* **WHAT THE EXERCISE ASKS**: Quote the whole listing exactly. Leave the pictures out of your copy.

* **SUPPLIED INFORMATION**:
####
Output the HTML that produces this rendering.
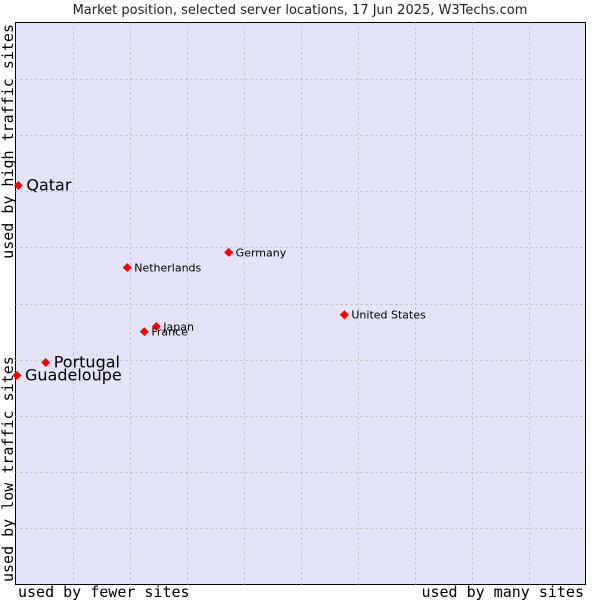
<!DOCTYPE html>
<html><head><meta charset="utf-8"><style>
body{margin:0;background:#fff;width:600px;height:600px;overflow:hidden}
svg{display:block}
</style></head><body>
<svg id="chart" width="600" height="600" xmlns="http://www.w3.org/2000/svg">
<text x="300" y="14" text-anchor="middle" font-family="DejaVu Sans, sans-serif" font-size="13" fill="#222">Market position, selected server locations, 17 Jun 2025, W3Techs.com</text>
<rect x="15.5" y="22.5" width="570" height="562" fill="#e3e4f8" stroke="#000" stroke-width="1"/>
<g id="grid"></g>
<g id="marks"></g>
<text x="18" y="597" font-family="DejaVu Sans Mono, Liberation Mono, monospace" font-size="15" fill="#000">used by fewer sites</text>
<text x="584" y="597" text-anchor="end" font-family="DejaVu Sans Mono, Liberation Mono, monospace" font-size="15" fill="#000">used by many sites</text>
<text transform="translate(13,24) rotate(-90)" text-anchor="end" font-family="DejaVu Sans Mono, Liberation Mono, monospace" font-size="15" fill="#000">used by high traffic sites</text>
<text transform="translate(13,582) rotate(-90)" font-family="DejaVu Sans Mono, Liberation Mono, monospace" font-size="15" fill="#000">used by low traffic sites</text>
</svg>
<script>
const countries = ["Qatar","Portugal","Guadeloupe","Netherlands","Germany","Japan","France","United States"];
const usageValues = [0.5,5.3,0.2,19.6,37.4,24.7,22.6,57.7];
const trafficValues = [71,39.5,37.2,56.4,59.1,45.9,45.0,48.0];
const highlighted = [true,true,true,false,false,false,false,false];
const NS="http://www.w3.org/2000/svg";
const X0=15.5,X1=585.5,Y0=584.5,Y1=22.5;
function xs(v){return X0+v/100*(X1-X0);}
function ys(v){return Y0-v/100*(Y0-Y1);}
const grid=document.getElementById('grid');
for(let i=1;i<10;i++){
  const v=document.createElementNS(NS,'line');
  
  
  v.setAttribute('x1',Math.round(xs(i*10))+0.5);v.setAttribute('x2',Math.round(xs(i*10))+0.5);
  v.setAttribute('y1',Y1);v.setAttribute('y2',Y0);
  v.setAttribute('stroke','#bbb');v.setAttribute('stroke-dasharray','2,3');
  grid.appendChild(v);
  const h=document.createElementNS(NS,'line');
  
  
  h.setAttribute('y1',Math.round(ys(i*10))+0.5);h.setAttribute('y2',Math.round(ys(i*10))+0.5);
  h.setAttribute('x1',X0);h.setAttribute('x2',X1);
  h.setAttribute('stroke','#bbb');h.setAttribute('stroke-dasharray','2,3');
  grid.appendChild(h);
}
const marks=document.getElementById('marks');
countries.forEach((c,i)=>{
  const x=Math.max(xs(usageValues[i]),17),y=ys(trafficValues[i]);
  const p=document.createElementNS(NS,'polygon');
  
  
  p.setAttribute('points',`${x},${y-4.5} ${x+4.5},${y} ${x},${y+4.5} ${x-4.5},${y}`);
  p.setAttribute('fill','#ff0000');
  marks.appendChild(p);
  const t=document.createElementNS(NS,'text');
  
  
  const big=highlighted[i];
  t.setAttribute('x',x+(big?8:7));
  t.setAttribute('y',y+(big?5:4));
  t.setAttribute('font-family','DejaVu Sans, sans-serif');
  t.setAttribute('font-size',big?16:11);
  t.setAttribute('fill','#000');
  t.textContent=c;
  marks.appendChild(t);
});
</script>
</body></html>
####
* **SOLUTION FOR THIS TASK**:
Output the HTML that produces this rendering.
<!DOCTYPE html>
<html><head><meta charset="utf-8"><style>
body{margin:0;background:#fff;width:600px;height:600px;overflow:hidden}
svg{display:block}
</style></head><body>
<svg id="chart" width="600" height="600" xmlns="http://www.w3.org/2000/svg">
<text x="300" y="14" text-anchor="middle" font-family="DejaVu Sans, sans-serif" font-size="13" fill="#222">Market position, selected server locations, 17 Jun 2025, W3Techs.com</text>
<rect x="15.5" y="22.5" width="570" height="562" fill="#e3e4f8" stroke="#000" stroke-width="1"/>
<g id="grid"></g>
<g id="marks"></g>
<text x="18" y="597" font-family="DejaVu Sans Mono, Liberation Mono, monospace" font-size="15" fill="#000">used by fewer sites</text>
<text x="584" y="597" text-anchor="end" font-family="DejaVu Sans Mono, Liberation Mono, monospace" font-size="15" fill="#000">used by many sites</text>
<text transform="translate(13,24) rotate(-90)" text-anchor="end" font-family="DejaVu Sans Mono, Liberation Mono, monospace" font-size="15" fill="#000">used by high traffic sites</text>
<text transform="translate(13,582) rotate(-90)" font-family="DejaVu Sans Mono, Liberation Mono, monospace" font-size="15" fill="#000">used by low traffic sites</text>
</svg>
<script>
const countries = ["Qatar","Portugal","Guadeloupe","Netherlands","Germany","Japan","France","United States"];
const usageValues = [0.5,5.3,0.2,19.6,37.4,24.7,22.6,57.7];
const trafficValues = [71,39.5,37.2,56.4,59.1,45.9,45.0,48.0];
const highlighted = [true,true,true,false,false,false,false,false];
const NS="http://www.w3.org/2000/svg";
const X0=15.5,X1=585.5,Y0=584.5,Y1=22.5;
function xs(v){return X0+v/100*(X1-X0);}
function ys(v){return Y0-v/100*(Y0-Y1);}
const grid=document.getElementById('grid');
for(let i=1;i<10;i++){
  const v=document.createElementNS(NS,'line');
  
  
  v.setAttribute('x1',Math.round(xs(i*10))+0.5);v.setAttribute('x2',Math.round(xs(i*10))+0.5);
  v.setAttribute('y1',Y1);v.setAttribute('y2',Y0);
  v.setAttribute('stroke','#bbb');v.setAttribute('stroke-dasharray','2,3');
  grid.appendChild(v);
  const h=document.createElementNS(NS,'line');
  
  
  h.setAttribute('y1',Math.round(ys(i*10))+0.5);h.setAttribute('y2',Math.round(ys(i*10))+0.5);
  h.setAttribute('x1',X0);h.setAttribute('x2',X1);
  h.setAttribute('stroke','#bbb');h.setAttribute('stroke-dasharray','2,3');
  grid.appendChild(h);
}
const marks=document.getElementById('marks');
countries.forEach((c,i)=>{
  const x=Math.max(xs(usageValues[i]),17),y=ys(trafficValues[i]);
  const p=document.createElementNS(NS,'polygon');
  
  
  p.setAttribute('points',`${x},${y-4.5} ${x+4.5},${y} ${x},${y+4.5} ${x-4.5},${y}`);
  p.setAttribute('fill','#ff0000');
  marks.appendChild(p);
  const t=document.createElementNS(NS,'text');
  
  
  const big=highlighted[i];
  t.setAttribute('x',x+(big?8:7));
  t.setAttribute('y',y+(big?5:4));
  t.setAttribute('font-family','DejaVu Sans, sans-serif');
  t.setAttribute('font-size',big?16:11);
  t.setAttribute('fill','#000');
  t.textContent=c;
  marks.appendChild(t);
});
</script>
</body></html>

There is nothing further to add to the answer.